The findings in this report are subject to at least seven limitations. First, data sets used to quantify COVID-19 cases, ED visits, and hospital admissions are subject to reporting inconsistencies. Second, testing rates for SARS-CoV-2 infection in persons aged 0–17 years are lower than they are in older age groups †††† ; therefore, pediatric case rates are likely underreported. Third, ED visits and hospital admissions were not characterized by reason for visit or admission and might include cases of MIS-C or asymptomatic SARS-CoV-2 infection. Fourth, admissions in the Unified Hospital Data Surveillance System could not be stratified by age and were only counted if the patient was “admitted to a pediatric bed.” §§§§ Fifth, because the BD Insights Research Database represents three children’s hospitals and the remainder of patients were mostly from community hospitals, patients with severe COVID-19 might be under- or overrepresented, which might account for some differences compared with past studies. Sixth, patients are added to this database on hospital discharge; therefore, recent data do not include patients currently admitted. Finally, geographic representativeness varies across data sources.

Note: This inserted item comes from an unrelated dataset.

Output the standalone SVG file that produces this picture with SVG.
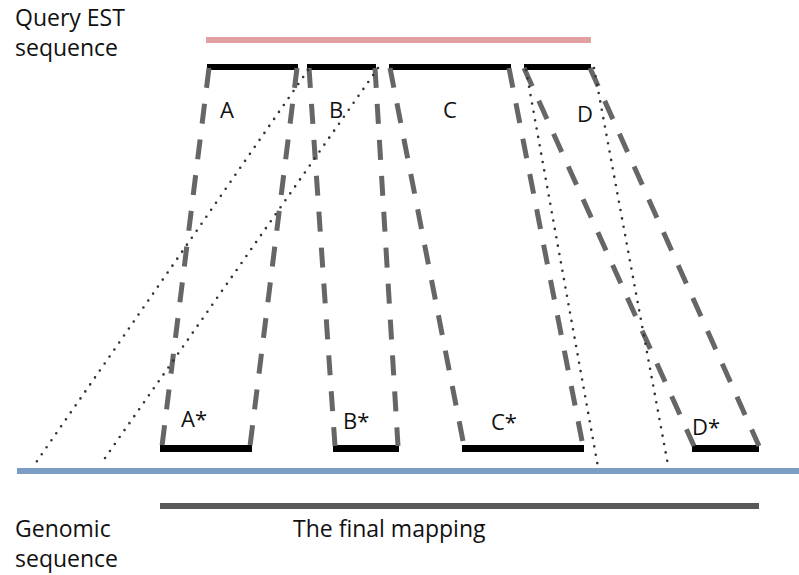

Continued assessment of trends in ED visits and admissions, including evaluation of reason for seeking medical care, could help guide public health practice, including planning for any decreases in pediatric care capacity. Evaluating more specific measures of severity (e.g., hypoxia and duration of mechanical ventilation), potential co-infection (e.g., respiratory syncytial virus), vaccination status, and underlying medical conditions might help determine whether children and adolescents infected with the Delta variant have more severe disease than do those infected with other variants. As schools resume in-person activities, CDC recommends multiple prevention measures in early child care and education programs and K–12 schools, ¶¶¶¶ such as masking for students and staff members and maintaining adequate ventilation to reduce transmission of SARS-CoV-2. Vaccination of eligible persons against COVID-19, especially those in close contact with children aged <12 years who are not yet eligible for vaccination, is anticipated to protect students, teachers, staff members, visitors, and other household members. Community vaccination, in coordination with testing strategies and other prevention measures, are critical to protecting pediatric populations from SARS-CoV-2 infection and severe COVID-19.